For Sinobi specifically, several technical indicators provide early warning. The group consistently exploits CVE-2024-53704, the SonicWall SSL VPN vulnerability. Organizations running affected devices must patch immediately. The attackers use specific tools including AnyDesk for persistence, Rclone for data exfiltration, and have identifiable hash values for their ransomware binaries. Security teams can use this intelligence to build detection rules and hunting queries.
More broadly, the emergence of Sinobi as a rebrand of Lynx, which itself evolved from INC ransomware, illustrates how these criminal enterprises adapt and persist. Takedowns and disruptions lead to rebranding rather than dissolution. The operators bring their tools, tactics, and affiliate networks to new operations under new names. Understanding the lineage helps predict future behavior but does little to prevent attacks.
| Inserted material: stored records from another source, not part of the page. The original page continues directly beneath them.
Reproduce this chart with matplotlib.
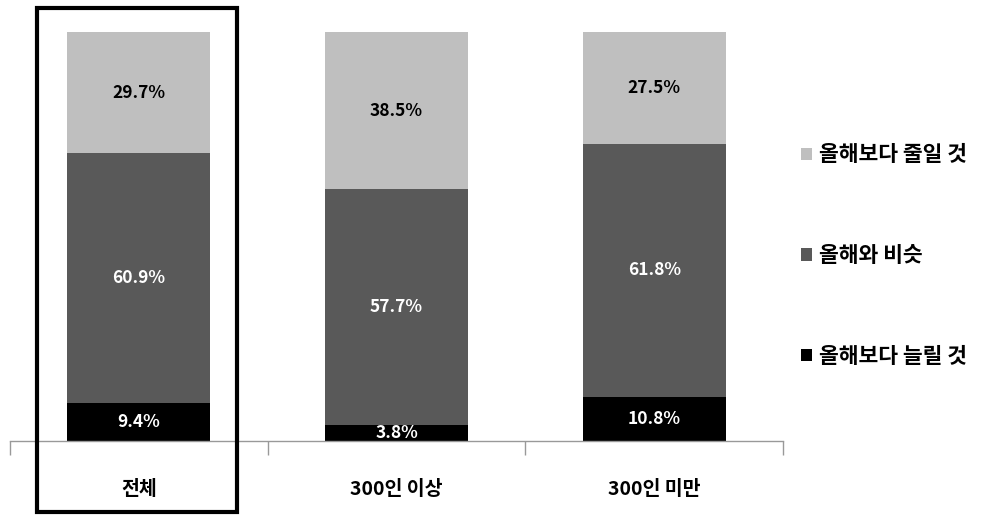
import numpy as np
import matplotlib.pyplot as plt
from matplotlib.patches import Rectangle, Patch

plt.rcParams['font.family'] = ['Noto Sans CJK KR', 'DejaVu Sans']

# --- data ---
categories = ['전체', '300인 이상', '300인 미만']
series_names = ['올해보다 늘릴 것', '올해와 비슷', '올해보다 줄일 것']
increase = [9.4, 3.8, 10.8]
same = [60.9, 57.7, 61.8]
decrease = [29.7, 38.5, 27.5]
colors = ['#000000', '#595959', '#BFBFBF']
label_colors = ['white', 'white', 'black']

fig = plt.figure(figsize=(9.83, 5.15), dpi=100)
ax = fig.add_axes([10 / 983, 74 / 515, 773 / 983, 409 / 515])

x = np.arange(len(categories))
bottom = np.zeros(len(categories))
for vals, col, lc, name in zip([increase, same, decrease], colors, label_colors, series_names):
    vals = np.array(vals)
    ax.bar(x, vals, width=0.555, bottom=bottom, color=col, label=name, zorder=2)
    for xi, b, v in zip(x, bottom, vals):
        ax.text(xi, b + v / 2, f'{v:.1f}%', ha='center', va='center',
                color=lc, fontsize=12.5, fontweight='bold', zorder=3)
    bottom += vals

ax.set_xlim(-0.5, 2.5)
ax.set_ylim(0, 100)
ax.set_yticks([])
for s in ['top', 'right', 'left']:
    ax.spines[s].set_visible(False)
ax.spines['bottom'].set_color('#999999')
ax.spines['bottom'].set_linewidth(1)

ax.set_xticks(x)
ax.set_xticklabels(categories, fontsize=14, fontweight='bold')
ax.tick_params(axis='x', which='major', length=0, pad=28)
ax.set_xticks([-0.5, 0.5, 1.5, 2.5], minor=True)
ax.tick_params(axis='x', which='minor', length=10, color='#999999', width=1)

# highlight box around first category
fig.patches.append(Rectangle((37 / 983, 3 / 515), 200 / 983, 504 / 515,
                             transform=fig.transFigure, fill=False,
                             edgecolor='black', linewidth=3))

handles = [Patch(facecolor=c) for c in colors][::-1]
fig.legend(handles, series_names[::-1], loc='upper left',
           bbox_to_anchor=(782 / 983, 390 / 515), frameon=False,
           handlelength=0.5, handleheight=0.5,
           handletextpad=0.3, labelspacing=3.7,
           prop={'weight': 'bold', 'size': 15.5})

fig.savefig('out.png', dpi=100)
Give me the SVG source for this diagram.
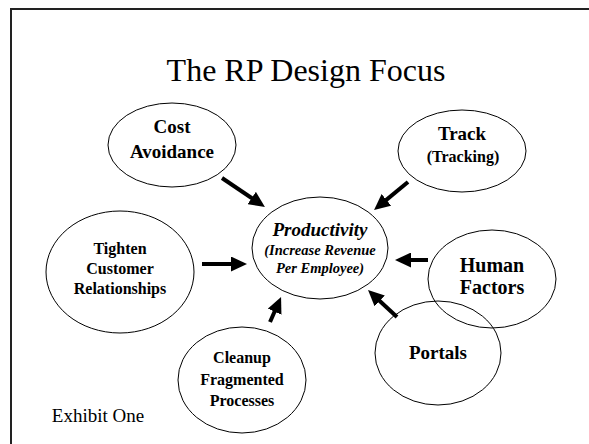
<svg xmlns="http://www.w3.org/2000/svg" width="589" height="444" viewBox="0 0 589 444">
<style>
.n ellipse{fill:none;stroke:#000;stroke-width:1}
text{font-family:"Liberation Serif","Times New Roman",serif;fill:#000;text-anchor:middle}
.b{font-weight:bold}
.bi{font-weight:bold;font-style:italic}
.c line{stroke:#000;stroke-width:4;marker-end:url(#ah)}
</style>
<defs>
<marker id="ah" markerUnits="userSpaceOnUse" markerWidth="17" markerHeight="15" refX="4" refY="7.5" orient="auto">
<path d="M0,0 L16,7.5 L0,15 z" fill="#000"/>
</marker>
</defs>
<rect width="589" height="444" fill="#fff"/>
<path d="M11,444 V9 H589" fill="none" stroke="#222" stroke-width="2"/>
<text x="306" y="81" font-size="32">The RP Design Focus</text>
<g id="cost" class="n"><ellipse cx="172" cy="145" rx="64" ry="42"/><text class="b" font-size="19" x="172" y="133">Cost</text><text class="b" font-size="19" x="172" y="158">Avoidance</text></g>
<g id="track" class="n"><ellipse cx="462" cy="151" rx="64" ry="41"/><text class="b" font-size="19" x="462" y="140">Track</text><text class="b" font-size="16" x="463" y="162">(Tracking)</text></g>
<g id="productivity" class="n"><ellipse cx="320" cy="248" rx="68" ry="51"/><text class="bi" font-size="19" x="320" y="236">Productivity</text><text class="bi" font-size="14.5" x="320" y="255">(Increase Revenue</text><text class="bi" font-size="14.5" x="320" y="273">Per Employee)</text></g>
<g id="tighten" class="n"><ellipse cx="120" cy="272" rx="74" ry="61"/><text class="b" font-size="16" x="120" y="254">Tighten</text><text class="b" font-size="16" x="120" y="274">Customer</text><text class="b" font-size="16" x="120" y="294">Relationships</text></g>
<g id="human" class="n"><ellipse cx="492" cy="279" rx="64" ry="49"/><text class="b" font-size="20" x="492" y="272">Human</text><text class="b" font-size="20" x="492" y="294">Factors</text></g>
<g id="portals" class="n"><ellipse cx="438" cy="353" rx="63" ry="52"/><text class="b" font-size="19" x="438" y="359">Portals</text></g>
<g id="cleanup" class="n"><ellipse cx="242" cy="380" rx="64" ry="53"/><text class="b" font-size="16" x="242" y="363">Cleanup</text><text class="b" font-size="16" x="242" y="385">Fragmented</text><text class="b" font-size="16" x="242" y="406">Processes</text></g>
<text x="98" y="422" font-size="19">Exhibit One</text>
<g id="connectors" class="c">
<line x1="222" y1="178" x2="255" y2="200.3"/>
<line x1="408" y1="182" x2="383.3" y2="202.4"/>
<line x1="202" y1="264" x2="235" y2="264"/>
<line x1="428" y1="260" x2="407" y2="260"/>
<line x1="397" y1="317" x2="376.8" y2="298.2"/>
<line x1="270" y1="322" x2="276.2" y2="308"/>
</g>
</svg>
The managed service provider vulnerability that Sinobi exploits will likely remain attractive to ransomware operators. Until companies implement least-privilege access controls for vendors and continuously monitor for anomalous activity from third-party accounts, this attack vector will continue to produce victims. The economic incentive structure favors attackers. The cost and effort required to execute these attacks remains low relative to potential returns.
Chief information security officers face difficult conversations with executive teams and boards of directors about these risks. The question is not whether the organization might be targeted but when, and whether existing controls will prove sufficient. The answer requires honest assessment of security posture, particularly around vendor access management, endpoint security, network segmentation, and backup resilience.
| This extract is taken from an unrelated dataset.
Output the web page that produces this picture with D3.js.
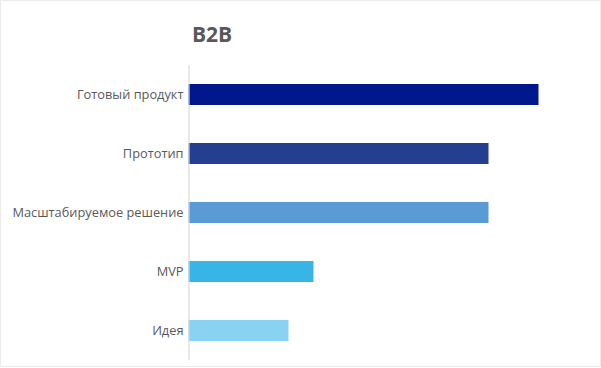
<!DOCTYPE html>
<html>
<head>
<meta charset="utf-8">
<script src="https://cdn.jsdelivr.net/npm/d3@7"></script>
<style>
  html, body { margin: 0; padding: 0; background: #fff; }
  svg { display: block; }
  text { font-family: "Open Sans", "Noto Sans", sans-serif; fill: #595959; }
</style>
</head>
<body>
<div id="chart"></div>
<script>
// data, top to bottom
var categories = ['Готовый продукт', 'Прототип', 'Масштабируемое решение', 'MVP', 'Идея'];
var values = [14, 12, 12, 5, 4];
var colors = ['#00188c', '#243f8f', '#5b9bd5', '#37b5e6', '#89d2f1'];
var title = 'B2B';

var W = 601, H = 368;
var svg = d3.select('#chart').append('svg')
    .attr('width', W).attr('height', H);

// faint outer frame
svg.append('rect')
    .attr('x', 0.5).attr('y', 0.5)
    .attr('width', W - 1).attr('height', H - 2)
    .attr('fill', 'none').attr('stroke', '#ebebeb');

var x = d3.scaleLinear().domain([0, 16]).range([188.5, 588.5]);
var y = d3.scaleBand().domain(categories).range([65, 360]).paddingInner(0.644).paddingOuter(0.322);

svg.append('text')
    .attr('x', 192).attr('y', 42)
    .style('font-size', '21px').style('font-weight', 'bold')
    .text(title);

svg.selectAll('rect.bar')
    .data(categories)
    .enter().append('rect')
    .attr('class', 'bar')
    .attr('x', x(0))
    .attr('y', function (d) { return y(d); })
    .attr('height', y.bandwidth())
    .attr('width', function (d, i) { return x(values[i]) - x(0); })
    .attr('fill', function (d, i) { return colors[i]; });

var yAxis = svg.append('g')
    .attr('transform', 'translate(' + x(0) + ',0)')
    .call(d3.axisLeft(y).tickSize(0).tickPadding(5));
yAxis.select('.domain').attr('stroke', '#d9d9d9').attr('stroke-width', 1.2);
yAxis.selectAll('text')
    .style('font-size', '12.8px')
    .style('font-family', '"Open Sans", "Noto Sans", sans-serif')
    .attr('fill', '#595959');
</script>
</body>
</html>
Companies in Sinobi's target profile should pay particular attention. Mid-market firms in construction, manufacturing, and other industrial sectors often have less mature security programs than technology or financial services companies. They may rely heavily on managed service providers for IT support and lack dedicated security staff. These characteristics make them attractive targets and increase vulnerability to the techniques Sinobi employs.
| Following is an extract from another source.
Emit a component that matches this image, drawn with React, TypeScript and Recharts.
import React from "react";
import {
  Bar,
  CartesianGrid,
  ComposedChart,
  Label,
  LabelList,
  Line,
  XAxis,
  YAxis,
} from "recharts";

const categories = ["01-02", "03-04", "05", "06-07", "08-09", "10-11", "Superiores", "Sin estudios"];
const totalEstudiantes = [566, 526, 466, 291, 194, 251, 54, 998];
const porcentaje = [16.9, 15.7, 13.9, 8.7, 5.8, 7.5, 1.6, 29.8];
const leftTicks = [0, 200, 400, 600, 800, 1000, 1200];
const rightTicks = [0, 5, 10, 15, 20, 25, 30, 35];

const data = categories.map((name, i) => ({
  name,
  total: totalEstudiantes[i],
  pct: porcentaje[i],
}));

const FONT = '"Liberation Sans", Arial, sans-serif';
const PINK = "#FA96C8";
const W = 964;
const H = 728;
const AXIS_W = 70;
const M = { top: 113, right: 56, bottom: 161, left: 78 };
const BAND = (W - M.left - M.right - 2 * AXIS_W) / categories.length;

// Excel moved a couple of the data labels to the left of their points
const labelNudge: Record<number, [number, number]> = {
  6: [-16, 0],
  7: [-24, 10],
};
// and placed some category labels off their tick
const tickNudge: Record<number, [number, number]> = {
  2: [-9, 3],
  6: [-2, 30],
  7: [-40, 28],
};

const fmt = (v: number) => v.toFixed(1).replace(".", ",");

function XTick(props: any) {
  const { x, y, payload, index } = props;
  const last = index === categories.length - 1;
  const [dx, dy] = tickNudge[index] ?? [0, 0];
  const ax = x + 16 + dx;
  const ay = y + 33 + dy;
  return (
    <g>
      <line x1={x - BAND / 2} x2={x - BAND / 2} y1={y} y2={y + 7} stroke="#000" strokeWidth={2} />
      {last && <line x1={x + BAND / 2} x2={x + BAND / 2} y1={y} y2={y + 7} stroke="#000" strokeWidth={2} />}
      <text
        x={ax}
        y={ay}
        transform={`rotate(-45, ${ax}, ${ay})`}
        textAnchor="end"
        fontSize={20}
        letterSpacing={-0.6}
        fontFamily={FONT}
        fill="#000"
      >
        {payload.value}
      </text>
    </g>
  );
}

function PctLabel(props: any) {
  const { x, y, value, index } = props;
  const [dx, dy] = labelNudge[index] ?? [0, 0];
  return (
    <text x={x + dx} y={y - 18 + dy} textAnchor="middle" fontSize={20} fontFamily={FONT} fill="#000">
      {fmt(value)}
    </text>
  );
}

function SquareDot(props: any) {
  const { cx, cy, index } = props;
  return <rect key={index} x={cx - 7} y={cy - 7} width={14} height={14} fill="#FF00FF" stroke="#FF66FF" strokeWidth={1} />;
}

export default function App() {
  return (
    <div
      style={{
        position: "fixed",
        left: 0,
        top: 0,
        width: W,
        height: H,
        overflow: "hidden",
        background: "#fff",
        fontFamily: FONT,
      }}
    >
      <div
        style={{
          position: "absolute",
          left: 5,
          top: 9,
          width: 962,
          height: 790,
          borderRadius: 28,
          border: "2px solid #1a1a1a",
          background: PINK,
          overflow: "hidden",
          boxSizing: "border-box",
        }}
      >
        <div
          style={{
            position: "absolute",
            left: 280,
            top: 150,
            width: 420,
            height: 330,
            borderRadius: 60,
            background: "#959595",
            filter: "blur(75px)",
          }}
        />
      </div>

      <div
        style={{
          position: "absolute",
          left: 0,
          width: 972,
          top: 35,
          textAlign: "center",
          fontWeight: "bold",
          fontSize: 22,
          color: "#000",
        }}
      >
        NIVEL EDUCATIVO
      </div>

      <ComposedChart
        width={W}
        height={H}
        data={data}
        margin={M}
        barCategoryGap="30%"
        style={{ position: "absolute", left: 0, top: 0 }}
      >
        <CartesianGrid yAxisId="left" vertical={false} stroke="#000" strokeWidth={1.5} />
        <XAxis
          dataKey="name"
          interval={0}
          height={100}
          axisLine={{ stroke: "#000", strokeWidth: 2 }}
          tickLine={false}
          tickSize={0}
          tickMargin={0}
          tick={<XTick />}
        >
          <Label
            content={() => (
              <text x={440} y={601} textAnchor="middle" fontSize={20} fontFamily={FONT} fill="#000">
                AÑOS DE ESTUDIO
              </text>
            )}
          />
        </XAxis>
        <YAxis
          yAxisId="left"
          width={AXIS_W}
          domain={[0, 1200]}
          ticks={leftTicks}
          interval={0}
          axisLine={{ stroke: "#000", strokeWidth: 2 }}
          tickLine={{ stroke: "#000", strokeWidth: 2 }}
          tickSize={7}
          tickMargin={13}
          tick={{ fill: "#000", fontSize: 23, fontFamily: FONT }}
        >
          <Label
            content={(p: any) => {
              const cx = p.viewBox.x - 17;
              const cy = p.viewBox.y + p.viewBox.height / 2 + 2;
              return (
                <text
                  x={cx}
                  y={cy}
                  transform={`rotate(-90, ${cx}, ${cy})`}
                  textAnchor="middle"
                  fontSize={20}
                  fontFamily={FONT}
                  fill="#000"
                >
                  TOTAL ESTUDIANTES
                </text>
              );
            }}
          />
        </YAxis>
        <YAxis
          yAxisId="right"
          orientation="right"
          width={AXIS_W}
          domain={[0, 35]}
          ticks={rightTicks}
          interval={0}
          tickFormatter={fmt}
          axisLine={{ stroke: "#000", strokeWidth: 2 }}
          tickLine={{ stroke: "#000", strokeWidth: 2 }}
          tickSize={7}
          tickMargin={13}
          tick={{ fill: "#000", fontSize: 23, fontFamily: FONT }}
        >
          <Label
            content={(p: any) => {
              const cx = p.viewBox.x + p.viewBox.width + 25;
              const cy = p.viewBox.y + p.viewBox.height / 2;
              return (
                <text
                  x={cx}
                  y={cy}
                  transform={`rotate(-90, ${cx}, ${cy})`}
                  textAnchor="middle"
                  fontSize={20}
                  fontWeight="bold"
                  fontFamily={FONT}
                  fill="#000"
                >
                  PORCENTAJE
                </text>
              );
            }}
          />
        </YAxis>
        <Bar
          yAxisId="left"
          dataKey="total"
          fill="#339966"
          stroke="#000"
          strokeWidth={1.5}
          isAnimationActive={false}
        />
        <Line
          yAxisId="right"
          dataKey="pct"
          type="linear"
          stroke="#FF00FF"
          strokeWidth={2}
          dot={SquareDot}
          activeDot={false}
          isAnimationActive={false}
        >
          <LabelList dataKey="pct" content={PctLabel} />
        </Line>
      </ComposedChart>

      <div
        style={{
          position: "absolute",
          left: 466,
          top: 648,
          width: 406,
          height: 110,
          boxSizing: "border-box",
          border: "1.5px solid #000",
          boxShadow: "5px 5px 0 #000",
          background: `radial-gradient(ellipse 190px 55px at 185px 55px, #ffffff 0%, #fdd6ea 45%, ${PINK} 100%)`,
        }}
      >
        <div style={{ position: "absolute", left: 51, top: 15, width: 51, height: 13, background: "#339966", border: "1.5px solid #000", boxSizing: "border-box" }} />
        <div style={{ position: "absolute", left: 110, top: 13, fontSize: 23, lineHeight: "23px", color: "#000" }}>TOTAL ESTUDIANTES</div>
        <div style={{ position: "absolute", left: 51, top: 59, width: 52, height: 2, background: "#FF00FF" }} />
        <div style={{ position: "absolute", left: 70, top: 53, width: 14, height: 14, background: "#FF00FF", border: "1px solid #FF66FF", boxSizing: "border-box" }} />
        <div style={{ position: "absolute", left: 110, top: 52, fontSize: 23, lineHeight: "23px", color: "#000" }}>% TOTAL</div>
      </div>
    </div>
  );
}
The path forward requires investment in both technology and expertise. Security tools alone cannot prevent these attacks. Organizations need skilled analysts who can interpret alerts, investigate anomalies, and respond rapidly to incidents. Many mid-market companies cannot afford to build internal security operations centers. For these organizations, engaging with specialized incident response firms and managed detection and response providers offers a way to access expertise without building full internal capabilities.
The ransomware threat will evolve. New groups will emerge, tactics will shift, and attackers will find new vulnerabilities to exploit. What remains constant is the need for defense in depth, continuous monitoring, and rapid response capabilities. Organizations that treat cybersecurity as a compliance checkbox rather than an operational imperative will continue to appear on leak sites. Those that invest in robust security programs, validate their effectiveness through testing, and adapt to emerging threats stand a better chance of avoiding that fate.
Sinobi may rebrand again. The operators may move to different targets or develop new techniques. But the fundamental dynamics that make ransomware profitable and difficult to prevent will persist absent major changes in how organizations approach security, how law enforcement addresses cybercrime, and how the international community cooperates to impose consequences on attackers. Until then, chief information security officers must focus on what they can control: building resilient security programs that detect intrusions early, limit damage when prevention fails, and recover quickly when incidents occur.